As the pilgrims approach the last third of their journey they meet a totally exhausted alien being who - for all the strange set of his bodily frame, the fact that he has only one thumb on each five-fingered hand, and permanently extruded male genitals - does not seem to be a Transformed One. Speaking through a small translator box, he reveals that he has descended from the summit to reconnoiter; now he is in no physical shape to return to his colleagues, who in turn cannot retrieve him because of unspecified problems at the summit. When asked whether he has seen the gods who are supposed to reside there, the Earthman becomes very evasive. The human alien soon dies, and because Poilar had given his solemn promise to take him to the summit he orders the corpse to be eviscerated and preserved so that it can be carried onward. As the band proceeds, its members dwindle away fast.

Immediately below the cloud sheath veiling the summit, Poilar and his tattered and decimated team stumble upon an Arcadia-like domain whose inhabitants are not transformed but ageless - they have discovered a Fountain of Youth.
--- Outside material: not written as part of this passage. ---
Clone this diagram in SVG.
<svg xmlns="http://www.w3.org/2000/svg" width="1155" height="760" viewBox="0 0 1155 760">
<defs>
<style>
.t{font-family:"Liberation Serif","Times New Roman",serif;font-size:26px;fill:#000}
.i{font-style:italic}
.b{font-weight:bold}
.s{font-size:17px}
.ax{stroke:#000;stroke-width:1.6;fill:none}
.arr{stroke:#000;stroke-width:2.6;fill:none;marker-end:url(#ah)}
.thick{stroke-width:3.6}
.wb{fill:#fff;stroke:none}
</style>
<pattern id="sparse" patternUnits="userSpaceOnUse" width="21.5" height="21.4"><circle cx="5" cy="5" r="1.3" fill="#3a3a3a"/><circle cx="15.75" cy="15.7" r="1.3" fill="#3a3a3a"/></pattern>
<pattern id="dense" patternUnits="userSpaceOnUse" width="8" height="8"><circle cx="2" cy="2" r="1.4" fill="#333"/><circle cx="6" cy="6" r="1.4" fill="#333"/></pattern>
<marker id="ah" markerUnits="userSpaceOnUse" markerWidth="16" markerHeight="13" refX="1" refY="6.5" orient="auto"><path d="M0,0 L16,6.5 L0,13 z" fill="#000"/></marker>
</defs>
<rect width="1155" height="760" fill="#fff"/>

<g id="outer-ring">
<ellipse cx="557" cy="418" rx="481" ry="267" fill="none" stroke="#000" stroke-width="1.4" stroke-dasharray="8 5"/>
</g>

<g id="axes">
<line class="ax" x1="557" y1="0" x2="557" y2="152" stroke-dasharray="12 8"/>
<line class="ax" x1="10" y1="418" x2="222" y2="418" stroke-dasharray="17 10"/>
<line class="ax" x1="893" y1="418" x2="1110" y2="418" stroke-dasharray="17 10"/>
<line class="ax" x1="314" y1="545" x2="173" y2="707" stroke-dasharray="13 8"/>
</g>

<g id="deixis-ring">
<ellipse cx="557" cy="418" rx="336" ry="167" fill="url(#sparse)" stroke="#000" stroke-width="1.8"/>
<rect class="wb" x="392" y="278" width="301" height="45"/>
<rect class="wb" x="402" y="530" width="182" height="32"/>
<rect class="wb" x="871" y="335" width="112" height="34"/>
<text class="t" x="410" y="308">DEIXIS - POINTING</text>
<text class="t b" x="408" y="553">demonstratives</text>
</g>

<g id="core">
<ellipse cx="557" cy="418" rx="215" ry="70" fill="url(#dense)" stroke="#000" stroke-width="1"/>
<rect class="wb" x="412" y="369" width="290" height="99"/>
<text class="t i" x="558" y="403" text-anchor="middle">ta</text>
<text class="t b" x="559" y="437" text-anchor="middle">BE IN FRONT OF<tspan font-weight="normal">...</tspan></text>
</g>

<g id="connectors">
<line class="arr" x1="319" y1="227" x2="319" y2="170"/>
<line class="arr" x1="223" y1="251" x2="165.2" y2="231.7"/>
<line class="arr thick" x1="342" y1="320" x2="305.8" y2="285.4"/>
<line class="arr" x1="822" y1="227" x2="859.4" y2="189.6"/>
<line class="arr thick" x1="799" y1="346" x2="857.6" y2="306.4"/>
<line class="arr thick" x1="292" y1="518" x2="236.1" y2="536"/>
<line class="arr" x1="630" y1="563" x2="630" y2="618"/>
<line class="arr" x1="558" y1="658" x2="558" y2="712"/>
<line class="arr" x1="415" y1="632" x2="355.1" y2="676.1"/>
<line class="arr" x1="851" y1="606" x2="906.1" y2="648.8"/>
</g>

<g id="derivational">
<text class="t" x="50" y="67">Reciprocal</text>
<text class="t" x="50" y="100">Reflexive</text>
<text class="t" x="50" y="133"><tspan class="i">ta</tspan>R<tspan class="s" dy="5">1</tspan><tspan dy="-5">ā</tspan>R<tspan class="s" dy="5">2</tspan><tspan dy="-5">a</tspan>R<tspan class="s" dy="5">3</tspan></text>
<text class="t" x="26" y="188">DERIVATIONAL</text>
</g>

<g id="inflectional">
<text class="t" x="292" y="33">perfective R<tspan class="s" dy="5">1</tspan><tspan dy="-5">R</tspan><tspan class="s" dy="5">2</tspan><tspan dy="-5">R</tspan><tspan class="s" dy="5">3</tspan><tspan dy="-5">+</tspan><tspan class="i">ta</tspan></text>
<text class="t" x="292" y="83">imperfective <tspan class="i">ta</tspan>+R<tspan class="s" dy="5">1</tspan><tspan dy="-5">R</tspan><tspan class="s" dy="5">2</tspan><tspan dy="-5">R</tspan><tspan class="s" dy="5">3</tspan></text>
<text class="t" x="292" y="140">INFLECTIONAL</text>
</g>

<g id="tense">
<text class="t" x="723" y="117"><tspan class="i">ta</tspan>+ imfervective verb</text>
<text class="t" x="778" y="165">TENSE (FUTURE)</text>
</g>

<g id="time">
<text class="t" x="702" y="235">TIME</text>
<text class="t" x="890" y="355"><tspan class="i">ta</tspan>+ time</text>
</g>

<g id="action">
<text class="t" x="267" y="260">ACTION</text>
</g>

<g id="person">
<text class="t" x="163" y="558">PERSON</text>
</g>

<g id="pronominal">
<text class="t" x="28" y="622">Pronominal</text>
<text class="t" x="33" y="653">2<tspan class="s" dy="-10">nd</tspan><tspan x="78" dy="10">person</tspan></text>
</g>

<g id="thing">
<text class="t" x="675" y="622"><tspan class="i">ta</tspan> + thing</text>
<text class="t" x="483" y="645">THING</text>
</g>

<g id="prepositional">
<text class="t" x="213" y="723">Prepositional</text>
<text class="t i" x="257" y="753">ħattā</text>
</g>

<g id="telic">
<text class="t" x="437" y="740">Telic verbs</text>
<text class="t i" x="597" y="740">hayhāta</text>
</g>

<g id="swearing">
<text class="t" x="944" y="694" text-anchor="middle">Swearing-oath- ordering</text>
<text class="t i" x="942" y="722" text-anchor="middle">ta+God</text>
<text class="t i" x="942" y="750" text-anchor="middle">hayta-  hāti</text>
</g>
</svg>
The local king turns out to be Poilar's grandfather who begs him not to proceed to the summit because there is only grief to be found there. He reveals that his own son (Poilar's father) did not heed this advice, and together with all his surviving companions had sought obliteration in the Fountain of Youth on the return trip. Indeed, the kingdoms on the highest level of the mountain seem to be populated mostly by those who had been to the summit.
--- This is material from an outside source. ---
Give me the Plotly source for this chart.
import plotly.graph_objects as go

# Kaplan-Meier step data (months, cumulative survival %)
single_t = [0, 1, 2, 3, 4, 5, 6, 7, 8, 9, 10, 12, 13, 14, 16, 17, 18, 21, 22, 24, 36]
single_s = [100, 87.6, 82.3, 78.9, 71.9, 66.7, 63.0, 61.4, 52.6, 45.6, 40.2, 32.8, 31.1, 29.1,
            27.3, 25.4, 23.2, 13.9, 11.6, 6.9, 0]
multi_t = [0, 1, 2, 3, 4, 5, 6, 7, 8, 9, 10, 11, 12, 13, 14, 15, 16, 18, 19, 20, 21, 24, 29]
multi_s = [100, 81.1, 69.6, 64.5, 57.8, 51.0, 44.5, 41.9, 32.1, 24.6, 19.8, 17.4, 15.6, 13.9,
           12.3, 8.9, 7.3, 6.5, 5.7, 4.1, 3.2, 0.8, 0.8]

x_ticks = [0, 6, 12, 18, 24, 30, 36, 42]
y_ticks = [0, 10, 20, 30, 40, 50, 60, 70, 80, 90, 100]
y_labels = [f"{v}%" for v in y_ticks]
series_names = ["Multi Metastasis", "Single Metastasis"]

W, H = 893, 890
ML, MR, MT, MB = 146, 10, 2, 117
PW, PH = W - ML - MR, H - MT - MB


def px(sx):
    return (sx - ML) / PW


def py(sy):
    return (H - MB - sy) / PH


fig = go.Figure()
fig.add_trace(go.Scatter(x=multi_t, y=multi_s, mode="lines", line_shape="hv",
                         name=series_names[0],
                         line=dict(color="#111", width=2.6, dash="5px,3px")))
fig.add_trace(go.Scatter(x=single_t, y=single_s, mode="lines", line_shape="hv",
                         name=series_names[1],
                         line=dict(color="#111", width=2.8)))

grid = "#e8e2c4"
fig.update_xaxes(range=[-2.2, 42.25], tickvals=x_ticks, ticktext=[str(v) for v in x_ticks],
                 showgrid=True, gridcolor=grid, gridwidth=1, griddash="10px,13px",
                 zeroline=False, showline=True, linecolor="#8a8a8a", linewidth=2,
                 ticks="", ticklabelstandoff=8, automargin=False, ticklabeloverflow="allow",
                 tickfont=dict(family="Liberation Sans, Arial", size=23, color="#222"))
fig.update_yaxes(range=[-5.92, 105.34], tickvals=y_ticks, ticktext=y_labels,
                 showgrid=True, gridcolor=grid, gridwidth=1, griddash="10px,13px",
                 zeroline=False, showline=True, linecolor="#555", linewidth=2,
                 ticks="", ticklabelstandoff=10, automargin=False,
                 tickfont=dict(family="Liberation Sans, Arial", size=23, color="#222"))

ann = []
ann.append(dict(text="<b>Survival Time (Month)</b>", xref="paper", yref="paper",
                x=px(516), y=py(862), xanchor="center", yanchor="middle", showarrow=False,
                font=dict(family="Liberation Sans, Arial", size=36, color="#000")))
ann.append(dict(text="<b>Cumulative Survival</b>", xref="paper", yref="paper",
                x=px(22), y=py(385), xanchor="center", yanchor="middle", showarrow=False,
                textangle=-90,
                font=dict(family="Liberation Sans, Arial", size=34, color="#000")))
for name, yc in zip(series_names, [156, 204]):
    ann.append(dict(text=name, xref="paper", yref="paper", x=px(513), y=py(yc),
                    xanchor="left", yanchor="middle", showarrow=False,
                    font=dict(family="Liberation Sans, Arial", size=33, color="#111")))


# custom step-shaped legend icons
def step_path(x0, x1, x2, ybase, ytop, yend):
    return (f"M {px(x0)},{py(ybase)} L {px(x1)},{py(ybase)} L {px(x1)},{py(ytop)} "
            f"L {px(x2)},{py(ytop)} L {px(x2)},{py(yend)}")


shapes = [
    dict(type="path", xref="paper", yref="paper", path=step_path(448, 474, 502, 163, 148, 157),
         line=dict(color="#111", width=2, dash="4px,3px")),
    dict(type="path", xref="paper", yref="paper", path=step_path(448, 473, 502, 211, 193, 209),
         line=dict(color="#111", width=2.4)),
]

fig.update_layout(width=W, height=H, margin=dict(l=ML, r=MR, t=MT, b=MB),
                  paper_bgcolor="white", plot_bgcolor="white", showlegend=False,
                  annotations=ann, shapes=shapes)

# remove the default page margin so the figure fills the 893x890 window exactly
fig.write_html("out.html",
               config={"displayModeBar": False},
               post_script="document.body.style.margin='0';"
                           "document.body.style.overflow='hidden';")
Nevertheless, Poilar takes the remainder of his team to the summit plateau, where the pilgrims break through the clouds to arrive under a strange sky (blue instead of the accustomed white), totally exhausted from physical exertion in what for them is air of unbearable coldness and almost too thin to support respiration, in spite of all shapeshifter adjustments they are capable of. Having achieved the sworn objective of their lives, they are utterly shattered by what they see: no palaces with gods blissfully ambling around, but a horde of ape-like savage creatures laying siege to three Earthmen in a small spaceship. The decayed ruins of another, much larger and very old, spaceship hull can be seen in the distance.
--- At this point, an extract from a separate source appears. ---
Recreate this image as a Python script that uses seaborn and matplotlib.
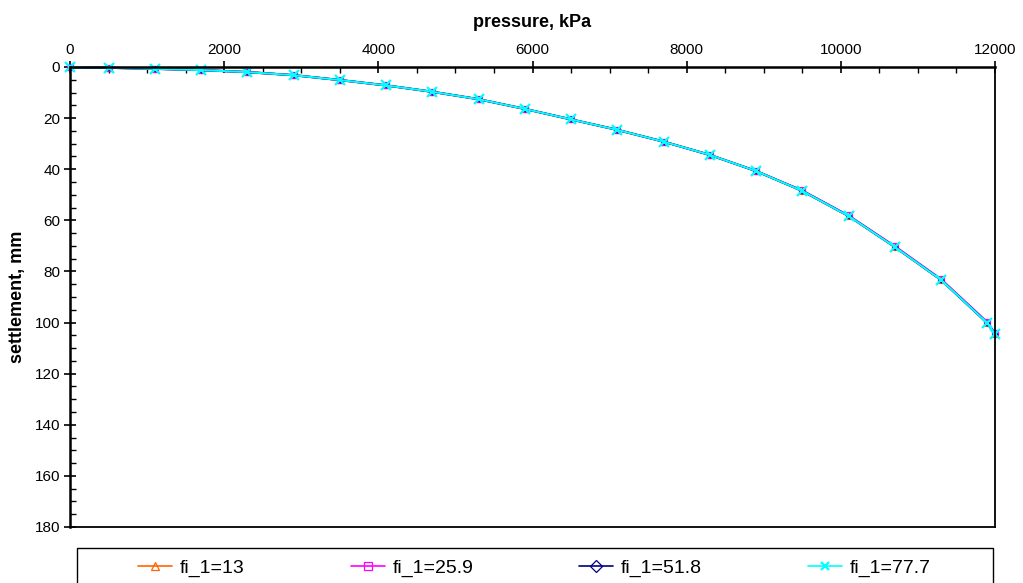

In their despair and disgust, Poilar and his pilgrims decide to purge the summit; they throw every single one of the debased creatures into the abyss. The besieged humans then emerge from their spaceship and relate, in terms that Poilar and his people can comprehend, that they are a survey team from Earth that is charged with checking the status of human colonies with which contact has been lost. The members of the colony that had been established on the summit of The Wall (the only place on the planet where conditions seemed Earth-like) had been the gods whom the First Climber had met. Apparently, over the many generations since the First Climber had encountered the colony, the humans had degenerated under the radiation of the planet's sun and the emanations from the mountain range to become the ape-like creatures Poilar's team has slaughtered.

Having assured the pilgrims that no Earthmen would ever intrude on them again, the patrol ship takes off. Poilar and his team return to his village and relate the truth about their "gods" to their people, thereby ending all pilgrimages and putting their race on a new track of civilization that could ultimately make them into something like their gods of old: "It will be our task to build wagons to carry us between villages, and then sky-wagons, and then star-wagons, and then we will meet the gods again; but this time it will be as equals."